**WRITTEN REQUEST**
Write out the material again exactly, please, and omit the pictures.

**** INFORMATION SUPPLIED ****

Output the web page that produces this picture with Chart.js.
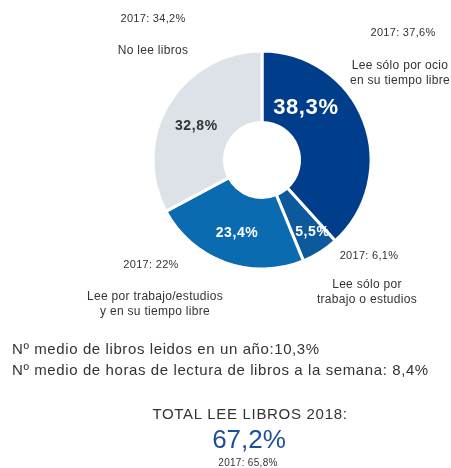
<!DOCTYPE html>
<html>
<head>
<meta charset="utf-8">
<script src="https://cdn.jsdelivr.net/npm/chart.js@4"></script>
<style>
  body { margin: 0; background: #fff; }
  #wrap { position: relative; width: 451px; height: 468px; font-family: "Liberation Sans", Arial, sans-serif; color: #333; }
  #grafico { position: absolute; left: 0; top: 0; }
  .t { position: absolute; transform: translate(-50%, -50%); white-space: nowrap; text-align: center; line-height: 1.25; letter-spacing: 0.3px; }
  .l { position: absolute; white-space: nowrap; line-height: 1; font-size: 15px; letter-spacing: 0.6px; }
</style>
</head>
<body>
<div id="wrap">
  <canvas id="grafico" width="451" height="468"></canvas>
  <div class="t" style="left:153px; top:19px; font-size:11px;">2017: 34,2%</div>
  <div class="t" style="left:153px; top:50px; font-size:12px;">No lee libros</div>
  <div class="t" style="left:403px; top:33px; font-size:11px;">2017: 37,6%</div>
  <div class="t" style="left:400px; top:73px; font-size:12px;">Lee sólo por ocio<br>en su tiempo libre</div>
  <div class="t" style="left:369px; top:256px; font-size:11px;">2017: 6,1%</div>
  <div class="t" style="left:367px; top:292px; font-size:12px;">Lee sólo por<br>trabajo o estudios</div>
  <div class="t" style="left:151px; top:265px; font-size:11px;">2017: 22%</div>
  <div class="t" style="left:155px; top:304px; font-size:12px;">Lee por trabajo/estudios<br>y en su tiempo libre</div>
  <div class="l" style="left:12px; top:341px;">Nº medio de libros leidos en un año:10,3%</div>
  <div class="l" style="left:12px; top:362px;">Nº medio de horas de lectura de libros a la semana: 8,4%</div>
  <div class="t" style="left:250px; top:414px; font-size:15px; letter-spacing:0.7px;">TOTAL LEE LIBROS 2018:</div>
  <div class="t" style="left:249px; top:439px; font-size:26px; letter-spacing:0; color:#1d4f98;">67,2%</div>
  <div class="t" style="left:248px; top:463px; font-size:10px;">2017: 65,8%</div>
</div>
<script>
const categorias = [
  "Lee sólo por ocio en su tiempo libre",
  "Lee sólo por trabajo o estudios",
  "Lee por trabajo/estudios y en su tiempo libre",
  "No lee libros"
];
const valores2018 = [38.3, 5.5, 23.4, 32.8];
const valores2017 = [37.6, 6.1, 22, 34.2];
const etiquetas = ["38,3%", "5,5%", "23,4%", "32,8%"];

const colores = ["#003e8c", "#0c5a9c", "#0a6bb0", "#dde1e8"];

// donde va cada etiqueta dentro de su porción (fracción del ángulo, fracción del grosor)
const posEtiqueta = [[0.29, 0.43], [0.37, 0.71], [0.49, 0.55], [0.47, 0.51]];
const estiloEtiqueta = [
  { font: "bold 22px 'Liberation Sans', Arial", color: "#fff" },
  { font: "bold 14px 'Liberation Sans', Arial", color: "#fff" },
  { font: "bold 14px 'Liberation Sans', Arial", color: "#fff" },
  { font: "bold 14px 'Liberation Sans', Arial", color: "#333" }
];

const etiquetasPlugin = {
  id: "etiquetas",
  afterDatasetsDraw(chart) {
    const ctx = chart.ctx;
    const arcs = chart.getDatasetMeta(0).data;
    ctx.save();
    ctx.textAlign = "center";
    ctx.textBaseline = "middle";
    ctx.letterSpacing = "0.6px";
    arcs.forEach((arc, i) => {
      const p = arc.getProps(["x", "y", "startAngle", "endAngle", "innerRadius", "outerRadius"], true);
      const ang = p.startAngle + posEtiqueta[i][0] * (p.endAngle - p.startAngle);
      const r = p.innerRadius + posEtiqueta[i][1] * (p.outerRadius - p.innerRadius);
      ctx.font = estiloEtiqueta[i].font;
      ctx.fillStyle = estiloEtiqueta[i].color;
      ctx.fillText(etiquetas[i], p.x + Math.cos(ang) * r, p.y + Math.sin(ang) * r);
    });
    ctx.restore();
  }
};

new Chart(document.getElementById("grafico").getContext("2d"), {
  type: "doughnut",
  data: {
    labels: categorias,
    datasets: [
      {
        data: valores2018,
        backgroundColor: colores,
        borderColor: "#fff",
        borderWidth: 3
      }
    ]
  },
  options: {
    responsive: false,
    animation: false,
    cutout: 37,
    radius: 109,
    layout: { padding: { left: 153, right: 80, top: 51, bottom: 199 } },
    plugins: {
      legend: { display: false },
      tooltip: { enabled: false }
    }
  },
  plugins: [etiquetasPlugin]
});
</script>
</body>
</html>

****

**ANSWER TO THE TASK**
Output the web page that produces this picture with Chart.js.
<!DOCTYPE html>
<html>
<head>
<meta charset="utf-8">
<script src="https://cdn.jsdelivr.net/npm/chart.js@4"></script>
<style>
  body { margin: 0; background: #fff; }
  #wrap { position: relative; width: 451px; height: 468px; font-family: "Liberation Sans", Arial, sans-serif; color: #333; }
  #grafico { position: absolute; left: 0; top: 0; }
  .t { position: absolute; transform: translate(-50%, -50%); white-space: nowrap; text-align: center; line-height: 1.25; letter-spacing: 0.3px; }
  .l { position: absolute; white-space: nowrap; line-height: 1; font-size: 15px; letter-spacing: 0.6px; }
</style>
</head>
<body>
<div id="wrap">
  <canvas id="grafico" width="451" height="468"></canvas>
  <div class="t" style="left:153px; top:19px; font-size:11px;">2017: 34,2%</div>
  <div class="t" style="left:153px; top:50px; font-size:12px;">No lee libros</div>
  <div class="t" style="left:403px; top:33px; font-size:11px;">2017: 37,6%</div>
  <div class="t" style="left:400px; top:73px; font-size:12px;">Lee sólo por ocio<br>en su tiempo libre</div>
  <div class="t" style="left:369px; top:256px; font-size:11px;">2017: 6,1%</div>
  <div class="t" style="left:367px; top:292px; font-size:12px;">Lee sólo por<br>trabajo o estudios</div>
  <div class="t" style="left:151px; top:265px; font-size:11px;">2017: 22%</div>
  <div class="t" style="left:155px; top:304px; font-size:12px;">Lee por trabajo/estudios<br>y en su tiempo libre</div>
  <div class="l" style="left:12px; top:341px;">Nº medio de libros leidos en un año:10,3%</div>
  <div class="l" style="left:12px; top:362px;">Nº medio de horas de lectura de libros a la semana: 8,4%</div>
  <div class="t" style="left:250px; top:414px; font-size:15px; letter-spacing:0.7px;">TOTAL LEE LIBROS 2018:</div>
  <div class="t" style="left:249px; top:439px; font-size:26px; letter-spacing:0; color:#1d4f98;">67,2%</div>
  <div class="t" style="left:248px; top:463px; font-size:10px;">2017: 65,8%</div>
</div>
<script>
const categorias = [
  "Lee sólo por ocio en su tiempo libre",
  "Lee sólo por trabajo o estudios",
  "Lee por trabajo/estudios y en su tiempo libre",
  "No lee libros"
];
const valores2018 = [38.3, 5.5, 23.4, 32.8];
const valores2017 = [37.6, 6.1, 22, 34.2];
const etiquetas = ["38,3%", "5,5%", "23,4%", "32,8%"];

const colores = ["#003e8c", "#0c5a9c", "#0a6bb0", "#dde1e8"];

// donde va cada etiqueta dentro de su porción (fracción del ángulo, fracción del grosor)
const posEtiqueta = [[0.29, 0.43], [0.37, 0.71], [0.49, 0.55], [0.47, 0.51]];
const estiloEtiqueta = [
  { font: "bold 22px 'Liberation Sans', Arial", color: "#fff" },
  { font: "bold 14px 'Liberation Sans', Arial", color: "#fff" },
  { font: "bold 14px 'Liberation Sans', Arial", color: "#fff" },
  { font: "bold 14px 'Liberation Sans', Arial", color: "#333" }
];

const etiquetasPlugin = {
  id: "etiquetas",
  afterDatasetsDraw(chart) {
    const ctx = chart.ctx;
    const arcs = chart.getDatasetMeta(0).data;
    ctx.save();
    ctx.textAlign = "center";
    ctx.textBaseline = "middle";
    ctx.letterSpacing = "0.6px";
    arcs.forEach((arc, i) => {
      const p = arc.getProps(["x", "y", "startAngle", "endAngle", "innerRadius", "outerRadius"], true);
      const ang = p.startAngle + posEtiqueta[i][0] * (p.endAngle - p.startAngle);
      const r = p.innerRadius + posEtiqueta[i][1] * (p.outerRadius - p.innerRadius);
      ctx.font = estiloEtiqueta[i].font;
      ctx.fillStyle = estiloEtiqueta[i].color;
      ctx.fillText(etiquetas[i], p.x + Math.cos(ang) * r, p.y + Math.sin(ang) * r);
    });
    ctx.restore();
  }
};

new Chart(document.getElementById("grafico").getContext("2d"), {
  type: "doughnut",
  data: {
    labels: categorias,
    datasets: [
      {
        data: valores2018,
        backgroundColor: colores,
        borderColor: "#fff",
        borderWidth: 3
      }
    ]
  },
  options: {
    responsive: false,
    animation: false,
    cutout: 37,
    radius: 109,
    layout: { padding: { left: 153, right: 80, top: 51, bottom: 199 } },
    plugins: {
      legend: { display: false },
      tooltip: { enabled: false }
    }
  },
  plugins: [etiquetasPlugin]
});
</script>
</body>
</html>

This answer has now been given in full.